* STATED TASK: Pictures stay out of this copy, which runs from the first line of the material through the line containing "temp_a = np.arange(30, 801, 10)".

* GIVEN DATA:
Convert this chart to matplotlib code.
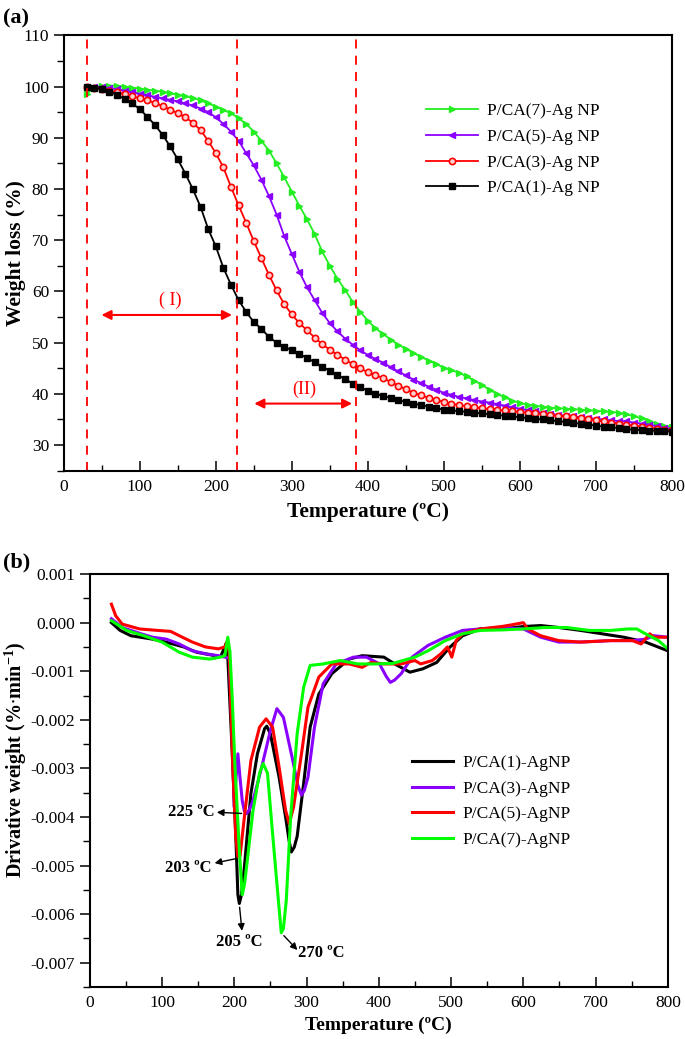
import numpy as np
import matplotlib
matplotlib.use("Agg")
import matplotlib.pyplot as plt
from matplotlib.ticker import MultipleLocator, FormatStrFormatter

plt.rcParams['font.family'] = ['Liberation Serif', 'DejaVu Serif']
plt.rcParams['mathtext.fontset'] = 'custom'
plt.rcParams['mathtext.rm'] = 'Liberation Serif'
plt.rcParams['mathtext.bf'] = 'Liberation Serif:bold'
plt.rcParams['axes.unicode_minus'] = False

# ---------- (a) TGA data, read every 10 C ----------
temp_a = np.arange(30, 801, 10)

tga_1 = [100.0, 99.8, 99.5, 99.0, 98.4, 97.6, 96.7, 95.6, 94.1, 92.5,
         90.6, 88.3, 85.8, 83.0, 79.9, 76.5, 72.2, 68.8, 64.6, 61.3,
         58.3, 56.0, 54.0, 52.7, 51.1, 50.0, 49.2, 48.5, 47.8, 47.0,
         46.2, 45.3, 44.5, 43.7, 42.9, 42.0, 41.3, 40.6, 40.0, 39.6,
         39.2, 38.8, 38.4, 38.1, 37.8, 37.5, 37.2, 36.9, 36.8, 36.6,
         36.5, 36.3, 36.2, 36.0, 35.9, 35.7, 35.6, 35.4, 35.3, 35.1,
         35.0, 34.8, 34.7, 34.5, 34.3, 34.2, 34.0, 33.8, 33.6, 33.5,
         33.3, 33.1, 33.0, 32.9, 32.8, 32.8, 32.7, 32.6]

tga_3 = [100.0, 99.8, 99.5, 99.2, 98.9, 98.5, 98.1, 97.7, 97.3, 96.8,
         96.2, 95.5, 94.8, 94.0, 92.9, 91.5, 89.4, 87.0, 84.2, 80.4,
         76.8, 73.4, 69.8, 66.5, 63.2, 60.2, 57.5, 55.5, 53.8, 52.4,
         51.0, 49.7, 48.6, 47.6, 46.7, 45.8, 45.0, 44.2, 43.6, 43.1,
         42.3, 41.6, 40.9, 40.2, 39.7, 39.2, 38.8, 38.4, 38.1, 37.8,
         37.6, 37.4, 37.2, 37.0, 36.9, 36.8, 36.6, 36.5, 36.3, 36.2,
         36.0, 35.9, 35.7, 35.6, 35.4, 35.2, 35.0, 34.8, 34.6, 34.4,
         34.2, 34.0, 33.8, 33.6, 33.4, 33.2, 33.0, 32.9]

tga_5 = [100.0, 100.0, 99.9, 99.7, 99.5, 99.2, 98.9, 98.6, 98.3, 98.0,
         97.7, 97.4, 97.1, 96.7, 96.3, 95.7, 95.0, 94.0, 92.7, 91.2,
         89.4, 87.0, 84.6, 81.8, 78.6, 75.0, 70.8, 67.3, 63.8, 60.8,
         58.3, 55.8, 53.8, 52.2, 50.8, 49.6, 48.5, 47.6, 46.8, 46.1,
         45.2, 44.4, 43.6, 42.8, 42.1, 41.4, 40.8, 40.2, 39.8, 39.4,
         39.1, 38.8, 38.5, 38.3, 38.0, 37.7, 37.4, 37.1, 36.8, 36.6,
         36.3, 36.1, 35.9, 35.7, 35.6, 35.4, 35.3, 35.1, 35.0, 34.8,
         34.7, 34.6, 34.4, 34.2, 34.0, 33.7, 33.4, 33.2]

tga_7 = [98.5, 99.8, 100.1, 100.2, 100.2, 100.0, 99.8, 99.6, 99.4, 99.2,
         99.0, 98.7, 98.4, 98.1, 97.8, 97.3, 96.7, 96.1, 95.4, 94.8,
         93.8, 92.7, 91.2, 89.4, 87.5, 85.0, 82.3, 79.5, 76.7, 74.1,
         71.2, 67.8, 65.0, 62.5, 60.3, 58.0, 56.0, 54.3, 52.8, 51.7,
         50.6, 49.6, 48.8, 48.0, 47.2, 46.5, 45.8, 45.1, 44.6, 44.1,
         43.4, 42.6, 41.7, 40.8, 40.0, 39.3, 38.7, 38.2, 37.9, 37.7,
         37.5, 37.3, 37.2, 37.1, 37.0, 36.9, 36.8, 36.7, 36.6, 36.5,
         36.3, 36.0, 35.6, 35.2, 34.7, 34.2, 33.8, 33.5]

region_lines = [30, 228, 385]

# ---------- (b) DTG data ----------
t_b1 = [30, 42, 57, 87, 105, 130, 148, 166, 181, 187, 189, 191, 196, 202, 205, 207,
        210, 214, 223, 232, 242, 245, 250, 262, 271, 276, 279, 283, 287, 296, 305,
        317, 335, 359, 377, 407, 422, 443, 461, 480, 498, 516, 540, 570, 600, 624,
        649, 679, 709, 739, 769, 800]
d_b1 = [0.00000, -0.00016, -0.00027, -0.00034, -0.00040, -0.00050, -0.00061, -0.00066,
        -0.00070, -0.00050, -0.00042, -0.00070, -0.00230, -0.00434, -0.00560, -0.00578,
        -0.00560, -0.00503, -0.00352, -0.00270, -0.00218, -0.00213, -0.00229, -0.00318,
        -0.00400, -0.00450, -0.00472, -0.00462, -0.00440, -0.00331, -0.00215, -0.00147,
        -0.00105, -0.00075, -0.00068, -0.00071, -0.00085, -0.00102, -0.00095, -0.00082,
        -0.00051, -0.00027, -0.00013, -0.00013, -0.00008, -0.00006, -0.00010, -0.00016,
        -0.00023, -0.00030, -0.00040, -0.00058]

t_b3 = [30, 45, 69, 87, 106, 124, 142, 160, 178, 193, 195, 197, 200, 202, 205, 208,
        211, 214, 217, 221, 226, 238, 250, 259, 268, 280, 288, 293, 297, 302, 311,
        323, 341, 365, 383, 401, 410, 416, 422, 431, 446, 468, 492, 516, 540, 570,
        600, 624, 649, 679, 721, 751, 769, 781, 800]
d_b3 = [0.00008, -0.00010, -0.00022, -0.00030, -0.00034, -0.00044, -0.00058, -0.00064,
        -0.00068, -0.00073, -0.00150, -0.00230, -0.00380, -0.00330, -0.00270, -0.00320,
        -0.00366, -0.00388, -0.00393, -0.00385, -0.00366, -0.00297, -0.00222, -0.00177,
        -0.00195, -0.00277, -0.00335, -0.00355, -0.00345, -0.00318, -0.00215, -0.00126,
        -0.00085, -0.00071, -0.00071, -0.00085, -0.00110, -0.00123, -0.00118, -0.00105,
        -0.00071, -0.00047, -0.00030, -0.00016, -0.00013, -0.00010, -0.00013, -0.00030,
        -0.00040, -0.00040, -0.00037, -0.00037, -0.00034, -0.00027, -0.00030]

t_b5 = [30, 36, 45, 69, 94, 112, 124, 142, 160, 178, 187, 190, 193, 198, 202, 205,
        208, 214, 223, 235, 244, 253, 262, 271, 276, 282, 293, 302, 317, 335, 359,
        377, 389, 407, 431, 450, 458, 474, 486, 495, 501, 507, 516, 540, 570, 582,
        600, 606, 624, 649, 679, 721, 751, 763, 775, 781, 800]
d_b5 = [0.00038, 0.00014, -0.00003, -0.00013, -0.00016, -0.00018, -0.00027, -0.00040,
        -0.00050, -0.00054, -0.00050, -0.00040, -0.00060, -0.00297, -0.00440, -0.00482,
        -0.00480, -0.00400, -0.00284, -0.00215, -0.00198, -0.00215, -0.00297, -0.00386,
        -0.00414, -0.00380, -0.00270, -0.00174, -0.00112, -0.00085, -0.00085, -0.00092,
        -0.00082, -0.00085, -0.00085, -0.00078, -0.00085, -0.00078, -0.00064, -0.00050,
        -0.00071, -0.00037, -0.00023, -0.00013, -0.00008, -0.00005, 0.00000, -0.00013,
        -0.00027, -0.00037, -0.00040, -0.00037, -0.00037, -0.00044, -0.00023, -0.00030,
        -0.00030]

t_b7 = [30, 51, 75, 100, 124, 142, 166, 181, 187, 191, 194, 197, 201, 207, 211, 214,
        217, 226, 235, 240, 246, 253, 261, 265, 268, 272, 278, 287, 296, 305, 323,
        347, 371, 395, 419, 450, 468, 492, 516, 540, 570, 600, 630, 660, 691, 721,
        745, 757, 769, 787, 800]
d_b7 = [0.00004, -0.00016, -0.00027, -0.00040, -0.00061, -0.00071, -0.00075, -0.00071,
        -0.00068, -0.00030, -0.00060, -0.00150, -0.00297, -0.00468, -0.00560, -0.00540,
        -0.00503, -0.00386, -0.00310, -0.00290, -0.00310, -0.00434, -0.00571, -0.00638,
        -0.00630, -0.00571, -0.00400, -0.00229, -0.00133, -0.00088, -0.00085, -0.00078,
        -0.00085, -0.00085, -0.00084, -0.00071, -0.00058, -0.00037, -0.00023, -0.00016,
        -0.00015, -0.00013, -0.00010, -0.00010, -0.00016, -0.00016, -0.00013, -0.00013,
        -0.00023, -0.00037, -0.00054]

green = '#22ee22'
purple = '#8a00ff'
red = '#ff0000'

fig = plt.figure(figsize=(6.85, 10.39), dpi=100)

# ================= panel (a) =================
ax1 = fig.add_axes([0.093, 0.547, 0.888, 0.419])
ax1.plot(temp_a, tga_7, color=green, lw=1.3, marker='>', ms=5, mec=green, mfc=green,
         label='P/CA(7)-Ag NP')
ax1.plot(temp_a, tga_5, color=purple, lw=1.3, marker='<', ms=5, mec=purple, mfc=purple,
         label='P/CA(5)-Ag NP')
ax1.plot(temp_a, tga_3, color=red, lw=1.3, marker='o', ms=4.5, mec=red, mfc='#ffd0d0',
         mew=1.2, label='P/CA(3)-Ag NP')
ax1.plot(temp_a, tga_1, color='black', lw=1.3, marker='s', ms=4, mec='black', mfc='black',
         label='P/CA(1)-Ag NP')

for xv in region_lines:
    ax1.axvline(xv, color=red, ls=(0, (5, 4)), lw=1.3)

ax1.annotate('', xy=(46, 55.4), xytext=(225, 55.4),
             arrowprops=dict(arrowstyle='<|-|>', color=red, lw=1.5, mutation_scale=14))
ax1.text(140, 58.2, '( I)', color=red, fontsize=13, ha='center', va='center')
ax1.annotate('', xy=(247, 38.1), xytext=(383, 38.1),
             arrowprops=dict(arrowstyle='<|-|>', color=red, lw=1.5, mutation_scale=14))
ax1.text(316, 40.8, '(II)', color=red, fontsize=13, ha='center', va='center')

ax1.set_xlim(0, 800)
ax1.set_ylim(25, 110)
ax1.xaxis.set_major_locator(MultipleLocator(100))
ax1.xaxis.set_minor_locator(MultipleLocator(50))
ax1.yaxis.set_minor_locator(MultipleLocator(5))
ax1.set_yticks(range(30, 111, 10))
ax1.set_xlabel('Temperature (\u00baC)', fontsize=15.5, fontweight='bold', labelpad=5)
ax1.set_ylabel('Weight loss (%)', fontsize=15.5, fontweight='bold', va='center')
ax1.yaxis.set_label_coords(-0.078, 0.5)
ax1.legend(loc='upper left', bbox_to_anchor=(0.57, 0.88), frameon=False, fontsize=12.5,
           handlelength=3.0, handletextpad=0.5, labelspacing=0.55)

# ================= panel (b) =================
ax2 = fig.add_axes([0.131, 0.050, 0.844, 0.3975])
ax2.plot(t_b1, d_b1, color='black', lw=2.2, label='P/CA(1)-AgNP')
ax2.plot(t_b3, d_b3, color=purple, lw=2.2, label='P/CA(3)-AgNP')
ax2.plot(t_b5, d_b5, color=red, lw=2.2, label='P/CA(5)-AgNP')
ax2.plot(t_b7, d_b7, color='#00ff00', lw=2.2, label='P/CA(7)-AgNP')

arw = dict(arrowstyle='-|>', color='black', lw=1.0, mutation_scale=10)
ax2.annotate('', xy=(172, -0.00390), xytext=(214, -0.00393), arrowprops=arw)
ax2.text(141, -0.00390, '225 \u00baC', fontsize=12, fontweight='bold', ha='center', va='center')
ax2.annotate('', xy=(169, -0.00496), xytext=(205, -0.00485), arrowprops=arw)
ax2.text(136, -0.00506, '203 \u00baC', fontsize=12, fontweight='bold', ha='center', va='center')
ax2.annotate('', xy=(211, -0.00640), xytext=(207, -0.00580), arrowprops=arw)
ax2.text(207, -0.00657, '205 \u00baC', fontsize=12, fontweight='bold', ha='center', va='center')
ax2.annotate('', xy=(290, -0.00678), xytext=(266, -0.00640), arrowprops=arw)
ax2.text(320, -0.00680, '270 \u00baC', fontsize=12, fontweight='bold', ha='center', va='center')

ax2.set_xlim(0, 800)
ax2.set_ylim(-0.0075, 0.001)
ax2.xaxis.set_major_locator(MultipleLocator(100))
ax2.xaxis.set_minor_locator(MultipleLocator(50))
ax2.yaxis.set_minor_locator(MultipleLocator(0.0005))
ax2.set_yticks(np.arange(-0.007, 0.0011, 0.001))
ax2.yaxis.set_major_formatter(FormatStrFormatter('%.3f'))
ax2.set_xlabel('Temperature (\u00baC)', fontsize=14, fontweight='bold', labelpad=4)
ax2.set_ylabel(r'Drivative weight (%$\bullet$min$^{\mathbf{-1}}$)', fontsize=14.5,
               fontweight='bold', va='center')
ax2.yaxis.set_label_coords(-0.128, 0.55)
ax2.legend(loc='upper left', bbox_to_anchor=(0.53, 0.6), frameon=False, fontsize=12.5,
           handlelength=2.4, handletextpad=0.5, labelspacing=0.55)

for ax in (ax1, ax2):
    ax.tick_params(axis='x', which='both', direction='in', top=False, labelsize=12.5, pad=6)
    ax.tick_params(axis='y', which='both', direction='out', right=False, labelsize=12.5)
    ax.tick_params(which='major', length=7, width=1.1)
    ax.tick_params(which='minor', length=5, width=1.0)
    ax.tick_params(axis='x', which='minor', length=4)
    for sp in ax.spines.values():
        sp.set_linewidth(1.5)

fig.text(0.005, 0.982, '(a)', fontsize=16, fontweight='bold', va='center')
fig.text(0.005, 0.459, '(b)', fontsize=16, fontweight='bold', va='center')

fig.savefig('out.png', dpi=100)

* RESULT BELOW:
Convert this chart to matplotlib code.
import numpy as np
import matplotlib
matplotlib.use("Agg")
import matplotlib.pyplot as plt
from matplotlib.ticker import MultipleLocator, FormatStrFormatter

plt.rcParams['font.family'] = ['Liberation Serif', 'DejaVu Serif']
plt.rcParams['mathtext.fontset'] = 'custom'
plt.rcParams['mathtext.rm'] = 'Liberation Serif'
plt.rcParams['mathtext.bf'] = 'Liberation Serif:bold'
plt.rcParams['axes.unicode_minus'] = False

# ---------- (a) TGA data, read every 10 C ----------
temp_a = np.arange(30, 801, 10)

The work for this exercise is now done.